O poder autárquico, é um lugar comum, foi “uma conquista de Abril”. A expressão não é apenas um slogan, tem conteúdo. Foi graças ao poder autárquico que muitas infra-estruturas básicas foram garantidas a vilas e aldeias do país. Mas esse trabalho está basicamente concluído, só tem de ser mantido.

É preciso que os autarcas adaptem o seu papel às novas necessidades das suas autarquias e do país. O que significa dar qualidade de vida e concentrarem-se na educação formal e cívica e na humanização das aldeias, vilas e cidades.

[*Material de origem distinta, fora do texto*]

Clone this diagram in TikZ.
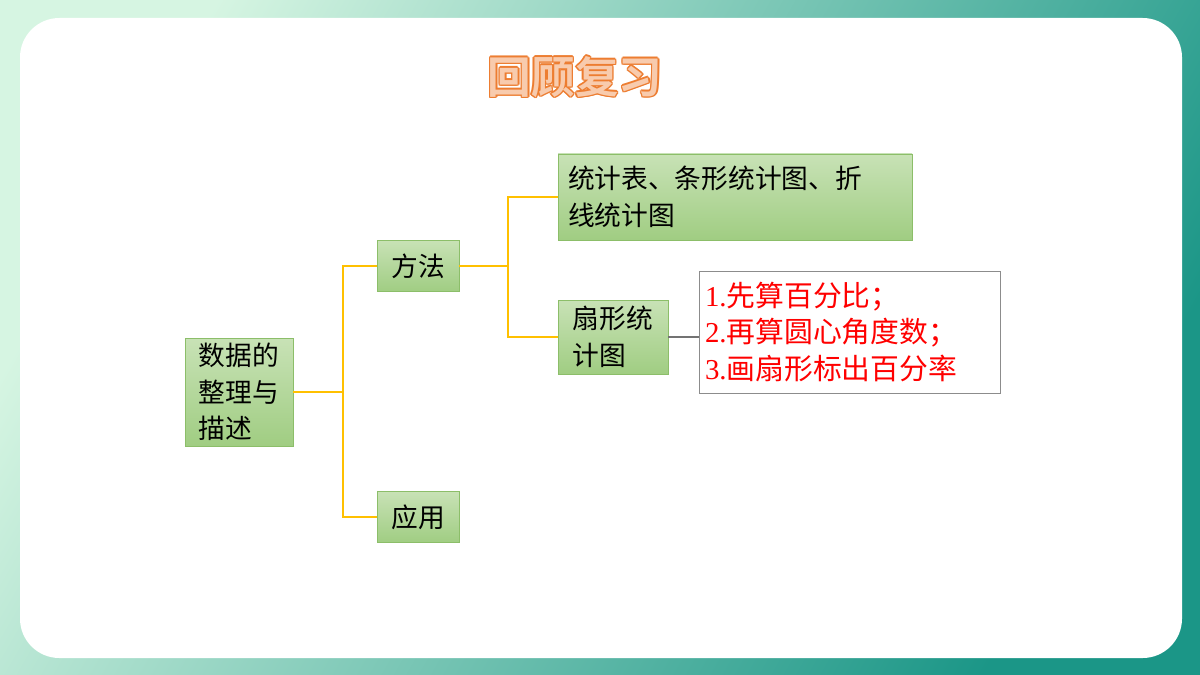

Isso faz-se combatendo a construção selvagem, criando bairros humanizados, focando-se na qualidade de vida das famílias e na sua integração nos sítios que escolheram para viver. O que corresponde a criar toda uma rede que facilite a vida das famílias, nas responsabilidades que têm de educar os filhos e apoiar os idosos. São aspectos tão simples como ter uma rede de transportes para as crianças, criar espaços onde possam completar a sua educação noutras frentes, que não apenas o ensino formal, e garantir que os mais velhos têm o que precisam. Sem esta nova forma de exercer o poder autárquico continuaremos a fazer “obra de nada”. E cada vez mais menos pessoas votarão numa eleição que era suposta ser aquela que mais aproxima o poder do cidadão.